Роемся в картонных коробках, на стеллажах, в ящиках, швыряя на пол упаковки с медикаментами, названия которых нам ни о чем не говорят или говорят о том, что - не т о.
Наконец Балда натыкается на пластмассовый ящик с одноразовыми ампулами-шприцами из мягкого прозрачного капрона, щурясь разглядывает их на свет. Беру пару штук. Кажется - о н о. Единственная надпись: "Внутримышечно". Ладно, разберемся. Не сговариваясь, срываем защитные колпачки, трясущимися лапами тычем жгучими остриями игл в бледные вены. Я попал. Выдавливаю жидкость, жду. Секунду, другую, третью, десятую. Результата нет. Как у Балды? Всаживает. Матерится. Выводы комиссии:
- Это какая-нибудь херня, чтоб не подохнуть от радиации.
Он в ярости бросает ящик об пол. Верхние слои капроновых баллончиков подпрыгивают.
Переворачиваем вверх дном весь медпункт. Наркоты нет. Нигде. Ни в одном, даже самом потаенном, уголке. Соседние помещения - туалеты, ванная, кухня. Свежеокрашенные, готовые принять беженцев.
Выматерившись для разрядки, Балда поднимает фомку - и мы выметаемся. Теперь нужно по-шустрому исчезнуть из этих неблагодатных краев. Не хватало, чтобы прихватили несолоно хлебавших.
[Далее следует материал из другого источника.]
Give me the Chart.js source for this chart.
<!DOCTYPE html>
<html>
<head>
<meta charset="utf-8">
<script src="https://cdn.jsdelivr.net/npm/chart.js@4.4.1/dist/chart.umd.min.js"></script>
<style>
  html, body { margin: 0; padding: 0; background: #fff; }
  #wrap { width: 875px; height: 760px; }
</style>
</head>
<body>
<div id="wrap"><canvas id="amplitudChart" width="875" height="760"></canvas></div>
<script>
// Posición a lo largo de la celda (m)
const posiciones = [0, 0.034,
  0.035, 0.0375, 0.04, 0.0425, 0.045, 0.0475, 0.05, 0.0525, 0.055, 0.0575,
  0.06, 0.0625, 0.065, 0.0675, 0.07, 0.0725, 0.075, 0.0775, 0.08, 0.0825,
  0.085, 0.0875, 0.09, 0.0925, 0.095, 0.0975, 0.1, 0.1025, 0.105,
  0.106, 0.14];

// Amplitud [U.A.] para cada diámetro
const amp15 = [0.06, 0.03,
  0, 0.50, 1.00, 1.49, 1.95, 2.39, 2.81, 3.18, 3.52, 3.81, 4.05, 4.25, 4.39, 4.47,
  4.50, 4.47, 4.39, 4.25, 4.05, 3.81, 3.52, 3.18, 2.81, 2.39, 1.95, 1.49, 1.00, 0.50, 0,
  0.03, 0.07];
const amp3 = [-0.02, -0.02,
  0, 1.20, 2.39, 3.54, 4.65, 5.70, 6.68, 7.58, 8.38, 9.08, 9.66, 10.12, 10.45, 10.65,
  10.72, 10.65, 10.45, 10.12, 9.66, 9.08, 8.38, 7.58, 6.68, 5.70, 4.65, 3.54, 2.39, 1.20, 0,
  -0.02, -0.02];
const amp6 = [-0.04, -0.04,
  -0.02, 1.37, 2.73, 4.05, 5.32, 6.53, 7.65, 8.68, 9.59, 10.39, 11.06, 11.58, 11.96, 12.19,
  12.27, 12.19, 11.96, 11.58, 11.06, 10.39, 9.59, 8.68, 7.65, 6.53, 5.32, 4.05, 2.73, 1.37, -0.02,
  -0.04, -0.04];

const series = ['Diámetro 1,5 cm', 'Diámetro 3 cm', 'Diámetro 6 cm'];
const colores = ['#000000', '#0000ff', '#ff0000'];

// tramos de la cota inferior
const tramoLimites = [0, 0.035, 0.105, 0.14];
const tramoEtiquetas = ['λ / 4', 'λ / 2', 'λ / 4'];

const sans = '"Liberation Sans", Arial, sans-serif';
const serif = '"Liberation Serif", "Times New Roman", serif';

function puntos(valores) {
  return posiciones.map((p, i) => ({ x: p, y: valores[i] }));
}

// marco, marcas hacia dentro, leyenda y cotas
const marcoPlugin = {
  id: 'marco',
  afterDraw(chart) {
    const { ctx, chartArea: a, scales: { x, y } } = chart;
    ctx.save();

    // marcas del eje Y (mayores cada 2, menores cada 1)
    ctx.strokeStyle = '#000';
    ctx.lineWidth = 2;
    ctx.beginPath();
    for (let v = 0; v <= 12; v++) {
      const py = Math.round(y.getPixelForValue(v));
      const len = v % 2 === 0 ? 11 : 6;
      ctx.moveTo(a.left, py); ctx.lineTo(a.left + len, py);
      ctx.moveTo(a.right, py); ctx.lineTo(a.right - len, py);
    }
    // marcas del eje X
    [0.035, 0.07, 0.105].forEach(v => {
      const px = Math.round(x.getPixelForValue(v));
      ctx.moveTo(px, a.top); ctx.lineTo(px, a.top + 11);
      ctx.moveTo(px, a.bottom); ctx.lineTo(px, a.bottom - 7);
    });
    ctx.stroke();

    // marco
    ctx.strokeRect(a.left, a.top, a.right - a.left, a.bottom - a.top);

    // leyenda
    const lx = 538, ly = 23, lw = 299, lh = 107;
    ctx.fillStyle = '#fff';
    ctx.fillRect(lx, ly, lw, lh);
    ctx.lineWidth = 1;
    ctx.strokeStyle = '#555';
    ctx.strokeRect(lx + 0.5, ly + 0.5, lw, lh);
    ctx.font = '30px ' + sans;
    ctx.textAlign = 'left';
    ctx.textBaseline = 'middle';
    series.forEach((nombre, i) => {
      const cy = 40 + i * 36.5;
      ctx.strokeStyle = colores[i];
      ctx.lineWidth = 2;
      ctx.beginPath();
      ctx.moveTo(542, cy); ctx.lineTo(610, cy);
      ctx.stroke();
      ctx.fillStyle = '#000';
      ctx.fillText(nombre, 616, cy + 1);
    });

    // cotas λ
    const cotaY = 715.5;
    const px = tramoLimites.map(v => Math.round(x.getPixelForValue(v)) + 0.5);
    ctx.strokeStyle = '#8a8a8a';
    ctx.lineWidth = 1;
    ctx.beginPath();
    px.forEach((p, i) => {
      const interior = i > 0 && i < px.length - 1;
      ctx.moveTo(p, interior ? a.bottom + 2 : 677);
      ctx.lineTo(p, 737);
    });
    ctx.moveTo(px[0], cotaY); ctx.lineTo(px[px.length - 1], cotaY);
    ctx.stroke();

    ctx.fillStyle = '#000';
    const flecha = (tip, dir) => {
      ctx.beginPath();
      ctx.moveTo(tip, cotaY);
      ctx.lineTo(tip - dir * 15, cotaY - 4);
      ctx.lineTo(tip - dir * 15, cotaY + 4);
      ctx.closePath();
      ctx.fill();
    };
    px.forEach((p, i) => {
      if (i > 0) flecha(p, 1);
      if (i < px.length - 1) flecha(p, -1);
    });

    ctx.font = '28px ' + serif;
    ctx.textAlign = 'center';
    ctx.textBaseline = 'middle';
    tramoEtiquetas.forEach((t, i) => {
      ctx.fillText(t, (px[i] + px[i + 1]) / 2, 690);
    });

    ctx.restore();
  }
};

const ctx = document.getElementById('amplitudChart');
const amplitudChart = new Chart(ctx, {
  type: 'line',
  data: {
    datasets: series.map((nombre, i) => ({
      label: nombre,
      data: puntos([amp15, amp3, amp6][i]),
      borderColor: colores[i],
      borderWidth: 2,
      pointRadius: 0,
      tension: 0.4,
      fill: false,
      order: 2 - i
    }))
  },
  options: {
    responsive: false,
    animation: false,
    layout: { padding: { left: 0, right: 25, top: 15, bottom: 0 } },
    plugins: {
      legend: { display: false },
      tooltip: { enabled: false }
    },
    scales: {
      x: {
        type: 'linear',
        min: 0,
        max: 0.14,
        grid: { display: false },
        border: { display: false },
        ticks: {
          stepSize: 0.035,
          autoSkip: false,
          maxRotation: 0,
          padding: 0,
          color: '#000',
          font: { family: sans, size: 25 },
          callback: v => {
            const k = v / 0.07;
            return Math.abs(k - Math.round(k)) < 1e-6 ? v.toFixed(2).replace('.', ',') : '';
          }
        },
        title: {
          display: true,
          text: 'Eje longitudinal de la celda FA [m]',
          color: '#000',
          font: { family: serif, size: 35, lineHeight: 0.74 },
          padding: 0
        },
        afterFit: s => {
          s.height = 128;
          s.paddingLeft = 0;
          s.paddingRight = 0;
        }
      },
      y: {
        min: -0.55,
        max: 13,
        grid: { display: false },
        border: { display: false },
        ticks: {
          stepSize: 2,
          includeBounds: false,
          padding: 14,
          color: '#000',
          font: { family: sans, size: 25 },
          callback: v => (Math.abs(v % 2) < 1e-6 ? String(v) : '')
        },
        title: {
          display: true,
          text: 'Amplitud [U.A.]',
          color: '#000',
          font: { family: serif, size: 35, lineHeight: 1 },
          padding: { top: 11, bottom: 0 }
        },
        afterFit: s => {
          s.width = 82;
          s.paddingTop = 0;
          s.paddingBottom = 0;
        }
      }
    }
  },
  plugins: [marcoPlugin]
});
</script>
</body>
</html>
В темном парке, чуть слышно вздыхающем вершинами лип и каштанов, останавливаемся. Передых. Трясусь. По коже то жар, то мороз. От страха и кумара. Похоже, еще и от гадости, которой мы вмололись. Курить не могу: мерзко. А Балда сосет сигарету, хоть его, чувствую, колотит не меньше моего.
- Я знаю, куда надо двигать, - задумчиво ноет Балда. - Знаю. В больницу. Я там лежал. Когда-то. Идем. Давай-пошли. Пошли. Время что надо - дежурная медсестра дрыхнет. Пошли.
Я подчиняюсь, словно механическая кукла. Мне все равно - куда, я готов на что угодно, только дайте, дайте мне поскорее какой-нибудь мерзости покрепче. Хоть чуть-чуть, хоть пару кубов. Или я полезу из кожи вон.
Отороченный зарослями и каменным забором двор поликлиники. Полуклиники. Лечение - иди, лечись до посинения, до остервенения, до истерик бесплатное. В этом корпусе, силуэтно чернеющем на фоне чернильно-фиолетового, вспрыснутого алмазной крошкой неба, - регистратура, врачебные кабинеты, в том - процедурные, лаборатории по изучению дерьма и крови, здесь - стационар, до отказа набитый трудными экземплярами недужных, и где-то в этом же здании - онкологическое отделение. Раковые больные, еще не ставшие трупами. Им нужен наркотик. Нужен как воздух. Без него раковые кончаются от страшных мучений. В окнах палат - тьма, в коридоре мутно тлеет синеватое освещение.
- Я зна-аю, - сипло шепчет Балда, - зна-аю, где доходят раковые. Я зна-аю, где у них аптека...
Он отыскивает нужные окна. Они в решетках.
Обойдя спящее здание, останавливаемся у маленького, закрашенного изнутри окошка. Туалет. Балда вскарабкивается на хрустящий подоконник, толкает форточку. Закрыта. Отжимает фомкой. Щеколду ножом - вверх. Наружная створка отворена. То же - со второй. Балда заглядывает в форточку, щелкает верхними шпингалетами, перегнувшись вниз, орудует фомкой, размыкая нижние затворы. Оконце распечатано. Мы в туалете. Мирно журчит ручеек. Едкий запах хлорки. Выскальзываем в коридор - пустой, тихий, подсиненный жиденьким покойницким свечением. Ступая мягче, с пятки на носок, крадусь следом за Балдой, ведя пальцами по крашеной стене невидимую линию. Поворот. Балда осторожно, медленно высовывает голову. Чисто. Бесшумно крадемся дальше. Балда верткий человек. С таким я бы пошел в разведку.